◆ Given instruction:
Leave the pictures out, and retype all of the material exactly as written.

— Start of Data —

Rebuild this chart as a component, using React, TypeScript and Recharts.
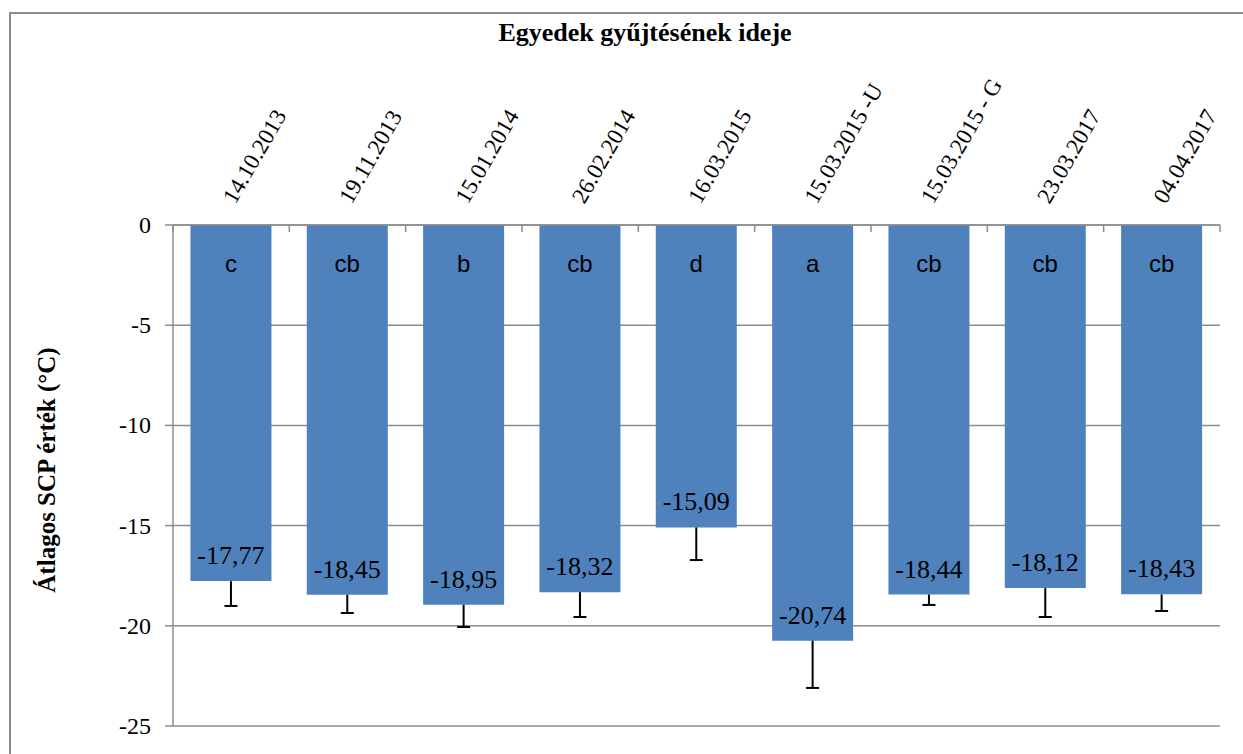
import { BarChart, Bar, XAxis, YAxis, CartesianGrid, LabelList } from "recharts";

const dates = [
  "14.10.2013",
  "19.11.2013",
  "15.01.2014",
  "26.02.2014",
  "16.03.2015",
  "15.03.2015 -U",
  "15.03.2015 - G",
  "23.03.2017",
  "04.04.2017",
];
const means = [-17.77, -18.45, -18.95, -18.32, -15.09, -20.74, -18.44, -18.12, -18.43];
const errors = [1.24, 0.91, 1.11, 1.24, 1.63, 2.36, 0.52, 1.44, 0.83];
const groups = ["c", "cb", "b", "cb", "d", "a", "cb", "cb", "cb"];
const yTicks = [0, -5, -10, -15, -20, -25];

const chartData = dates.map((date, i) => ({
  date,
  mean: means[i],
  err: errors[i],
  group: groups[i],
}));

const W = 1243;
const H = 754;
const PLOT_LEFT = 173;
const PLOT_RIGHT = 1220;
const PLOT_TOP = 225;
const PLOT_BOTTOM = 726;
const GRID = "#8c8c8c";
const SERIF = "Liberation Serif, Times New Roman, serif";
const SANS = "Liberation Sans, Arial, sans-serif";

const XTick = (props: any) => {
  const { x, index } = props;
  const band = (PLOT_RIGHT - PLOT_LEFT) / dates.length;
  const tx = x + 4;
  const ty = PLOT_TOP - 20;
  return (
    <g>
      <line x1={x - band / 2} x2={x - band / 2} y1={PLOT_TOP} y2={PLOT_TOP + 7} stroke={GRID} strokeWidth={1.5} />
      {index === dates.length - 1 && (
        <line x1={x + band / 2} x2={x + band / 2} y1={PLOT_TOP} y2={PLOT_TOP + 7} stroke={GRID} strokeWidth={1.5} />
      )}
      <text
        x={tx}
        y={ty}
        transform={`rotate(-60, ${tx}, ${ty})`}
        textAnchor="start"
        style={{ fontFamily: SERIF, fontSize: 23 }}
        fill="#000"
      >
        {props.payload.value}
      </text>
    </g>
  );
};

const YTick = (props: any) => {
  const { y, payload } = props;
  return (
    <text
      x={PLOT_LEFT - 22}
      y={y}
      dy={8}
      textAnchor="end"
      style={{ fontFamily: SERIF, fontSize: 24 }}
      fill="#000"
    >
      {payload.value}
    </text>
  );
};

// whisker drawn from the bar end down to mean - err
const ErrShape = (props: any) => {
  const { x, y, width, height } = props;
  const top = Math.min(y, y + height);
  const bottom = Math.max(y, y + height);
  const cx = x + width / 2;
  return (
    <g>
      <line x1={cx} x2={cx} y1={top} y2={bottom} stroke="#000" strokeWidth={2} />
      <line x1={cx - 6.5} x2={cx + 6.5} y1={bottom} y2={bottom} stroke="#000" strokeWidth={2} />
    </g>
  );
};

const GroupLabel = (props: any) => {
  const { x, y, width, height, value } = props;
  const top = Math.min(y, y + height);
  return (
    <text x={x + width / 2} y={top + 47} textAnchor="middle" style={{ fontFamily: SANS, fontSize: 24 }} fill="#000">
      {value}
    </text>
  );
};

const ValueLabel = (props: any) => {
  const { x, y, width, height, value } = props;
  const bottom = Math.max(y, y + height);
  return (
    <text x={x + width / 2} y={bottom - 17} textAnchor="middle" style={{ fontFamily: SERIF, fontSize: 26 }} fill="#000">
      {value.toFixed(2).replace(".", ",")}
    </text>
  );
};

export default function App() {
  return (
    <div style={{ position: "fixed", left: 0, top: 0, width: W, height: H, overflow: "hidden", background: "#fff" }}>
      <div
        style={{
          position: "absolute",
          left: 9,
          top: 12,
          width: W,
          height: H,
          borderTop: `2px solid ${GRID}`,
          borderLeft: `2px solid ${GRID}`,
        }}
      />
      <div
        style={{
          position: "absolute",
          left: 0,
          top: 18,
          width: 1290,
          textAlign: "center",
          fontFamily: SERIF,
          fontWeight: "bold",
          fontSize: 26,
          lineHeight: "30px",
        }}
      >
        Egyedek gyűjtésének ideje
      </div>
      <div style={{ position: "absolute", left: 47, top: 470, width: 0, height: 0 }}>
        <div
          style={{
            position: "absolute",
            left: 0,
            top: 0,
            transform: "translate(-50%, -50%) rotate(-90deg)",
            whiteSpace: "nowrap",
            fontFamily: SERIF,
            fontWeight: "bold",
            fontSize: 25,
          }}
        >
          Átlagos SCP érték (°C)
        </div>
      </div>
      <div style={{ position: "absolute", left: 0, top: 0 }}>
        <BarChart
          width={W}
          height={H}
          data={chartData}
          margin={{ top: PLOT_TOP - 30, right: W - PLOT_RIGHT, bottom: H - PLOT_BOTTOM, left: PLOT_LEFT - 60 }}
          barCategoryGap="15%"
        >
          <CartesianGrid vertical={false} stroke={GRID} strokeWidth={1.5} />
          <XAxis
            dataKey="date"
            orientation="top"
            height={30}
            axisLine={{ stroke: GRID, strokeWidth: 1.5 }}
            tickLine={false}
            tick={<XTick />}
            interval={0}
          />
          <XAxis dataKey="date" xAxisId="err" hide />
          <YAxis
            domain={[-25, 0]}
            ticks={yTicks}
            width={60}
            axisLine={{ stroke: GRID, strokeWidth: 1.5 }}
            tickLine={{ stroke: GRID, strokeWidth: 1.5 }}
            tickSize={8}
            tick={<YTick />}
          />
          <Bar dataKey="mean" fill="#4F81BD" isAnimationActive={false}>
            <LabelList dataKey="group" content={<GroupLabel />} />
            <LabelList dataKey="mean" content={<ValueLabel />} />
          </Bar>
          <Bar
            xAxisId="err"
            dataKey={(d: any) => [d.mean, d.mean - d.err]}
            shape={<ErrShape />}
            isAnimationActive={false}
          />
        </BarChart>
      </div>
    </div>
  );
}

— End of Data —

◆ Solution to the problem:
Rebuild this chart as a component, using React, TypeScript and Recharts.
import { BarChart, Bar, XAxis, YAxis, CartesianGrid, LabelList } from "recharts";

const dates = [
  "14.10.2013",
  "19.11.2013",
  "15.01.2014",
  "26.02.2014",
  "16.03.2015",
  "15.03.2015 -U",
  "15.03.2015 - G",
  "23.03.2017",
  "04.04.2017",
];
const means = [-17.77, -18.45, -18.95, -18.32, -15.09, -20.74, -18.44, -18.12, -18.43];
const errors = [1.24, 0.91, 1.11, 1.24, 1.63, 2.36, 0.52, 1.44, 0.83];
const groups = ["c", "cb", "b", "cb", "d", "a", "cb", "cb", "cb"];
const yTicks = [0, -5, -10, -15, -20, -25];

const chartData = dates.map((date, i) => ({
  date,
  mean: means[i],
  err: errors[i],
  group: groups[i],
}));

const W = 1243;
const H = 754;
const PLOT_LEFT = 173;
const PLOT_RIGHT = 1220;
const PLOT_TOP = 225;
const PLOT_BOTTOM = 726;
const GRID = "#8c8c8c";
const SERIF = "Liberation Serif, Times New Roman, serif";
const SANS = "Liberation Sans, Arial, sans-serif";

const XTick = (props: any) => {
  const { x, index } = props;
  const band = (PLOT_RIGHT - PLOT_LEFT) / dates.length;
  const tx = x + 4;
  const ty = PLOT_TOP - 20;
  return (
    <g>
      <line x1={x - band / 2} x2={x - band / 2} y1={PLOT_TOP} y2={PLOT_TOP + 7} stroke={GRID} strokeWidth={1.5} />
      {index === dates.length - 1 && (
        <line x1={x + band / 2} x2={x + band / 2} y1={PLOT_TOP} y2={PLOT_TOP + 7} stroke={GRID} strokeWidth={1.5} />
      )}
      <text
        x={tx}
        y={ty}
        transform={`rotate(-60, ${tx}, ${ty})`}
        textAnchor="start"
        style={{ fontFamily: SERIF, fontSize: 23 }}
        fill="#000"
      >
        {props.payload.value}
      </text>
    </g>
  );
};

const YTick = (props: any) => {
  const { y, payload } = props;
  return (
    <text
      x={PLOT_LEFT - 22}
      y={y}
      dy={8}
      textAnchor="end"
      style={{ fontFamily: SERIF, fontSize: 24 }}
      fill="#000"
    >
      {payload.value}
    </text>
  );
};

// whisker drawn from the bar end down to mean - err
const ErrShape = (props: any) => {
  const { x, y, width, height } = props;
  const top = Math.min(y, y + height);
  const bottom = Math.max(y, y + height);
  const cx = x + width / 2;
  return (
    <g>
      <line x1={cx} x2={cx} y1={top} y2={bottom} stroke="#000" strokeWidth={2} />
      <line x1={cx - 6.5} x2={cx + 6.5} y1={bottom} y2={bottom} stroke="#000" strokeWidth={2} />
    </g>
  );
};

const GroupLabel = (props: any) => {
  const { x, y, width, height, value } = props;
  const top = Math.min(y, y + height);
  return (
    <text x={x + width / 2} y={top + 47} textAnchor="middle" style={{ fontFamily: SANS, fontSize: 24 }} fill="#000">
      {value}
    </text>
  );
};

const ValueLabel = (props: any) => {
  const { x, y, width, height, value } = props;
  const bottom = Math.max(y, y + height);
  return (
    <text x={x + width / 2} y={bottom - 17} textAnchor="middle" style={{ fontFamily: SERIF, fontSize: 26 }} fill="#000">
      {value.toFixed(2).replace(".", ",")}
    </text>
  );
};

export default function App() {
  return (
    <div style={{ position: "fixed", left: 0, top: 0, width: W, height: H, overflow: "hidden", background: "#fff" }}>
      <div
        style={{
          position: "absolute",
          left: 9,
          top: 12,
          width: W,
          height: H,
          borderTop: `2px solid ${GRID}`,
          borderLeft: `2px solid ${GRID}`,
        }}
      />
      <div
        style={{
          position: "absolute",
          left: 0,
          top: 18,
          width: 1290,
          textAlign: "center",
          fontFamily: SERIF,
          fontWeight: "bold",
          fontSize: 26,
          lineHeight: "30px",
        }}
      >
        Egyedek gyűjtésének ideje
      </div>
      <div style={{ position: "absolute", left: 47, top: 470, width: 0, height: 0 }}>
        <div
          style={{
            position: "absolute",
            left: 0,
            top: 0,
            transform: "translate(-50%, -50%) rotate(-90deg)",
            whiteSpace: "nowrap",
            fontFamily: SERIF,
            fontWeight: "bold",
            fontSize: 25,
          }}
        >
          Átlagos SCP érték (°C)
        </div>
      </div>
      <div style={{ position: "absolute", left: 0, top: 0 }}>
        <BarChart
          width={W}
          height={H}
          data={chartData}
          margin={{ top: PLOT_TOP - 30, right: W - PLOT_RIGHT, bottom: H - PLOT_BOTTOM, left: PLOT_LEFT - 60 }}
          barCategoryGap="15%"
        >
          <CartesianGrid vertical={false} stroke={GRID} strokeWidth={1.5} />
          <XAxis
            dataKey="date"
            orientation="top"
            height={30}
            axisLine={{ stroke: GRID, strokeWidth: 1.5 }}
            tickLine={false}
            tick={<XTick />}
            interval={0}
          />
          <XAxis dataKey="date" xAxisId="err" hide />
          <YAxis
            domain={[-25, 0]}
            ticks={yTicks}
            width={60}
            axisLine={{ stroke: GRID, strokeWidth: 1.5 }}
            tickLine={{ stroke: GRID, strokeWidth: 1.5 }}
            tickSize={8}
            tick={<YTick />}
          />
          <Bar dataKey="mean" fill="#4F81BD" isAnimationActive={false}>
            <LabelList dataKey="group" content={<GroupLabel />} />
            <LabelList dataKey="mean" content={<ValueLabel />} />
          </Bar>
          <Bar
            xAxisId="err"
            dataKey={(d: any) => [d.mean, d.mean - d.err]}
            shape={<ErrShape />}
            isAnimationActive={false}
          />
        </BarChart>
      </div>
    </div>
  );
}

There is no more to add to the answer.